Mas e os benefícios que não foram computados no cálculo do custo do desmatamento zero (voltando ao assunto do começo do artigo)? Eles são de difícil mensuração, razão pela qual tiveram de ser ignorados. Mas um exercício mental simples pode ajudar. O impacto positivo da redução do desmatamento recai sobre os cidadãos de todo o mundo, notadamente pela via das mudanças climáticas. Consequentemente, os benefícios para as populações locais são apenas uma fração do benefício total.

O inverso se aplica aos custos do desmatamento zero. O esforço de mudança de padrão de uso da terra se concentra nas regiões de fronteira agropecuária, onde há mais famílias pobres e vulneráveis. Sobre esses grupos recai a maior parte do custo de transição, mas apenas uma parte do benefício da mudança.

Qual é, então, o remédio para o desmatamento? A sociedade brasileira teceu, a duras penas, um grande acordo que culminou no novo texto do Código Florestal, de 25 de maio de 2012. O longo debate legislativo incorporou à legislação provisões de proteção aos pequenos proprietários rurais. Desde então, um esforço liderado pelo Ministério do Meio Ambiente e apoiado por amplas parcelas do empresariado, ONGs e produtores rurais, permitiu a construção do maior cadastro geoespacial de propriedades rurais do mundo, o CAR (Cadastro Ambiental Rural).

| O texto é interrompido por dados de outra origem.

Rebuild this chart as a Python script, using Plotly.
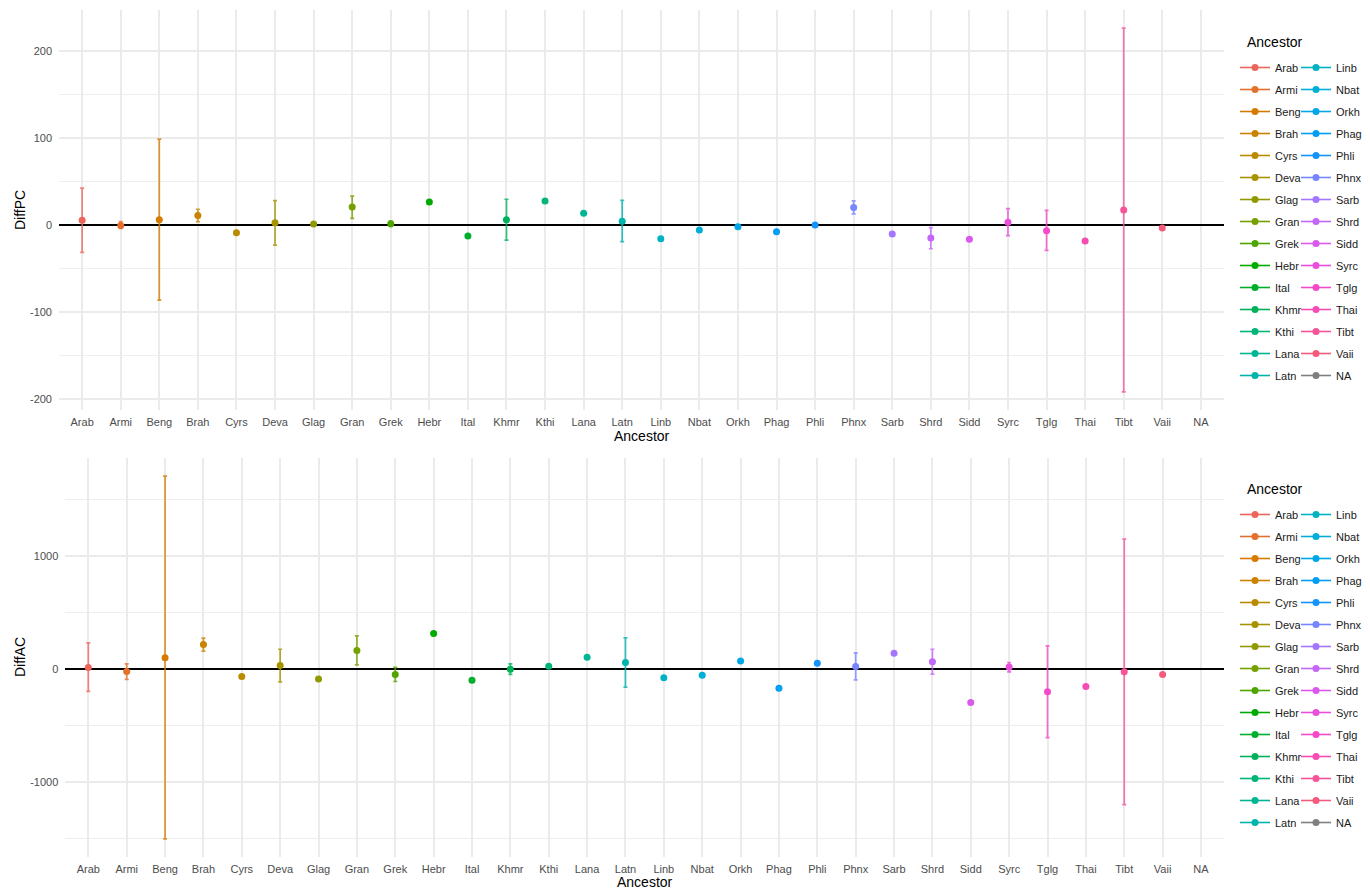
import math
import plotly.graph_objects as go

categories = ["Arab", "Armi", "Beng", "Brah", "Cyrs", "Deva", "Glag", "Gran", "Grek", "Hebr",
              "Ital", "Khmr", "Kthi", "Lana", "Latn", "Linb", "Nbat", "Orkh", "Phag", "Phli",
              "Phnx", "Sarb", "Shrd", "Sidd", "Syrc", "Tglg", "Thai", "Tibt", "Vaii", "NA"]

pc_mean = [5.6, -0.5, 6.3, 11.0, -8.7, 2.9, 1.3, 21.0, 1.5, 26.7,
           -12.5, 6.3, 27.9, 13.6, 4.4, -15.6, -5.6, -1.7, -7.5, 0.2,
           20.2, -10.2, -14.8, -16.3, 3.3, -6.3, -18.3, 17.5, -3.3, None]
pc_lower = [-31.3, -3.7, -86.3, 4.0, None, -22.9, None, 7.9, -1.3, None,
            None, -17.1, None, None, -19.0, None, None, None, None, None,
            12.9, None, -27.1, None, -12.1, -29.0, None, -191.7, None, None]
pc_upper = [42.5, 4.0, 99.0, 18.3, None, 28.3, None, 33.3, 4.8, None,
            None, 29.8, None, None, 28.6, None, None, None, None, None,
            27.9, None, -2.9, None, 19.0, 17.1, None, 226.6, None, None]

ac_mean = [15, -21, 100, 218, -65, 32, -88, 165, -47, 315,
           -97, 0, 26, 106, 59, -76, -53, 71, -168, 53,
           24, 141, 65, -294, 18, -200, -153, -24, -47, None]
ac_lower = [-197, -91, -1500, 159, None, -112, None, 38, -109, None,
            None, -47, None, None, -159, None, None, None, None, None,
            -94, None, -44, None, -24, -606, None, -1197, None, None]
ac_upper = [232, 47, 1706, 274, None, 176, None, 294, 15, None,
            None, 47, None, None, 276, None, None, None, None, None,
            144, None, 176, None, 59, 206, None, 1150, None, None]

pc_ticks = [-200, -100, 0, 100, 200]
pc_minor = [-150, -50, 50, 150]
ac_ticks = [-1000, 0, 1000]
ac_minor = [-1500, -500, 500, 1500]

# page is 1370x891; the browser body adds an 8px margin, so the figure is
# made 8px smaller and every page-pixel position is shifted by that margin
PAGE_OFF = 8
W, H = 1370 - PAGE_OFF, 891 - PAGE_OFF
FONT = "Liberation Sans, Arial, sans-serif"


def hcl_hex(h, c=100.0, l=65.0):
    Xn, Yn, Zn = 95.047, 100.0, 108.883
    hr = math.radians(h)
    U, V = c * math.cos(hr), c * math.sin(hr)
    Y = Yn * ((l + 16) / 116) ** 3 if l > 7.999592 else Yn * l / 903.3
    d = Xn + 15 * Yn + 3 * Zn
    un, vn = 4 * Xn / d, 9 * Yn / d
    u = U / (13 * l) + un
    v = V / (13 * l) + vn
    X = 9.0 * Y * u / (4 * v)
    Z = -X / 3 - 5 * Y + 3 * Y / v
    X, Y, Z = X / 100, Y / 100, Z / 100
    r = 3.240479 * X - 1.537150 * Y - 0.498535 * Z
    g = -0.969256 * X + 1.875992 * Y + 0.041556 * Z
    b = 0.055648 * X - 0.204043 * Y + 1.057311 * Z

    def gam(t):
        t = 12.92 * t if t <= 0.0031308 else 1.055 * t ** (1 / 2.4) - 0.055
        return int(round(max(0.0, min(1.0, t)) * 255))
    return "#%02X%02X%02X" % (gam(r), gam(g), gam(b))


n_lev = len(categories) - 1
colors = [hcl_hex(15 + i * 360.0 / n_lev, c=105, l=60) for i in range(n_lev)] + ["#7F7F7F"]


def rgba(hexc, a):
    return "rgba(%d,%d,%d,%.2f)" % (int(hexc[1:3], 16), int(hexc[3:5], 16), int(hexc[5:7], 16), a)


def px_x(p):
    return (p - PAGE_OFF) / W


def px_y(p):
    return 1 - (p - PAGE_OFF) / H


fig = go.Figure()

panels = [
    dict(mean=pc_mean, lo=pc_lower, hi=pc_upper, xa="x", ya="y", legs=("legend", "legend2"), tag="pc"),
    dict(mean=ac_mean, lo=ac_lower, hi=ac_upper, xa="x2", ya="y2", legs=("legend3", "legend4"), tag="ac"),
]

half = len(categories) // 2
for p in panels:
    for i, cat in enumerate(categories):
        m, lo, hi = p["mean"][i], p["lo"][i], p["hi"][i]
        err = dict(visible=False)
        if lo is not None and hi is not None and m is not None:
            err = dict(type="data", symmetric=False, array=[hi - m], arrayminus=[m - lo],
                       color=rgba(colors[i], 0.8), thickness=1.7, width=2)
        fig.add_trace(go.Scatter(
            x=[cat], y=[m], mode="lines+markers", name=cat,
            marker=dict(color=colors[i], size=7),
            line=dict(color=colors[i], width=1.6),
            error_y=err, xaxis=p["xa"], yaxis=p["ya"],
            legend=p["legs"][0] if i < half else p["legs"][1],
            legendgroup=p["tag"] + "_" + cat,
            hoverinfo="x+y",
        ))


def yrange(mean, lo, hi):
    vals = [v for v in mean + lo + hi if v is not None]
    a, b = min(vals), max(vals)
    pad = (b - a) * 0.05
    return [a - pad, b + pad]


ncat = len(categories)
axis_common = dict(
    showgrid=True, gridcolor="#EBEBEB", gridwidth=1.6,
    tickfont=dict(family=FONT, size=11, color="#4D4D4D"),
    showline=False, ticks="", zeroline=False,
)

fig.update_layout(
    width=W, height=H, margin=dict(l=0, r=0, t=0, b=0),
    paper_bgcolor="white", plot_bgcolor="white",
    font=dict(family=FONT, size=11, color="#1A1A1A"),
    showlegend=True,
    xaxis=dict(axis_common, domain=[px_x(59), px_x(1224)], anchor="y",
               type="category", categoryorder="array", categoryarray=categories,
               range=[-0.6, ncat - 0.4], ticklabelstandoff=4),
    yaxis=dict(axis_common, domain=[px_y(410), px_y(10)], anchor="x",
               range=yrange(pc_mean, pc_lower, pc_upper),
               tickmode="array", tickvals=pc_ticks, ticktext=[str(v) for v in pc_ticks],
               ticklabelstandoff=6,
               zeroline=True, zerolinecolor="#000000", zerolinewidth=1.6,
               minor=dict(showgrid=True, gridcolor="#EEEEEE", gridwidth=1.2, tickvals=pc_minor)),
    xaxis2=dict(axis_common, domain=[px_x(65.3), px_x(1224)], anchor="y2",
                type="category", categoryorder="array", categoryarray=categories,
                range=[-0.6, ncat - 0.4], ticklabelstandoff=4),
    yaxis2=dict(axis_common, domain=[px_y(857), px_y(458)], anchor="x2",
                range=yrange(ac_mean, ac_lower, ac_upper),
                tickmode="array", tickvals=ac_ticks, ticktext=[str(v) for v in ac_ticks],
                ticklabelstandoff=6,
                zeroline=True, zerolinecolor="#000000", zerolinewidth=1.6,
                minor=dict(showgrid=True, gridcolor="#EEEEEE", gridwidth=1.2, tickvals=ac_minor)),
)

leg_common = dict(font=dict(family=FONT, size=11, color="#1A1A1A"), bgcolor="rgba(0,0,0,0)",
                  borderwidth=0, tracegroupgap=3, traceorder="grouped",
                  xanchor="left", yanchor="top", orientation="v", itemclick=False, itemdoubleclick=False)
fig.update_layout(
    legend=dict(leg_common, x=px_x(1235), y=px_y(53)),
    legend2=dict(leg_common, x=px_x(1296), y=px_y(53)),
    legend3=dict(leg_common, x=px_x(1235), y=px_y(500)),
    legend4=dict(leg_common, x=px_x(1296), y=px_y(500)),
)

annots = [
    dict(text="Ancestor", x=px_x(641.5), y=px_y(436), size=14, angle=0, xanchor="center"),
    dict(text="Ancestor", x=px_x(644.7), y=px_y(882), size=14, angle=0, xanchor="center"),
    dict(text="DiffPC", x=px_x(20), y=px_y(210), size=14, angle=-90, xanchor="center"),
    dict(text="DiffAC", x=px_x(20), y=px_y(657), size=14, angle=-90, xanchor="center"),
    dict(text="Ancestor", x=px_x(1245), y=px_y(42), size=14, angle=0, xanchor="left"),
    dict(text="Ancestor", x=px_x(1245), y=px_y(489), size=14, angle=0, xanchor="left"),
]
for a in annots:
    fig.add_annotation(text=a["text"], x=a["x"], y=a["y"], xref="paper", yref="paper",
                       showarrow=False, textangle=a["angle"], xanchor=a["xanchor"], yanchor="middle",
                       font=dict(family=FONT, size=a["size"], color="#000000"))

fig.write_html("out.html")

O CAR é um instrumento ambiental que conta com crescente legitimidade social, e cujos efeitos sobre a governança do desmatamento já foram reconhecidos em diversos estudos. Ele é uma das peças de um arcabouço institucional voltado à recuperação de áreas desmatadas e ao desestímulo à abertura de novas áreas. A implementação e aprimoramento desses instrumentos pode permitir novos avanços no controle do desmatamento.

No atual contexto de crise social, todavia, a política ambiental deve internalizar o papel social das economias de fronteira que continuam surgindo. Os assentados da reforma agrária, por exemplo, precisam utilizar as suas terras para a produção agropecuária, de forma que algum desmatamento, dentro do limite legal, precisa ser autorizado pelos órgãos competentes. Infelizmente, não é o que acontece hoje. Além de ganharem a precária condição de assentados, essas pessoas correm o risco de se tornarem criminosos ambientais mesmo que estejam operando dentro dos parâmetros legais. Isso precisa ser revisto.

Petterson Molina Valeé pesquisador no departamento de economia da USP Ribeirão  e no Nelson Institute of Environmental Studies da Universidade de Wisconsin-Madison (EUA).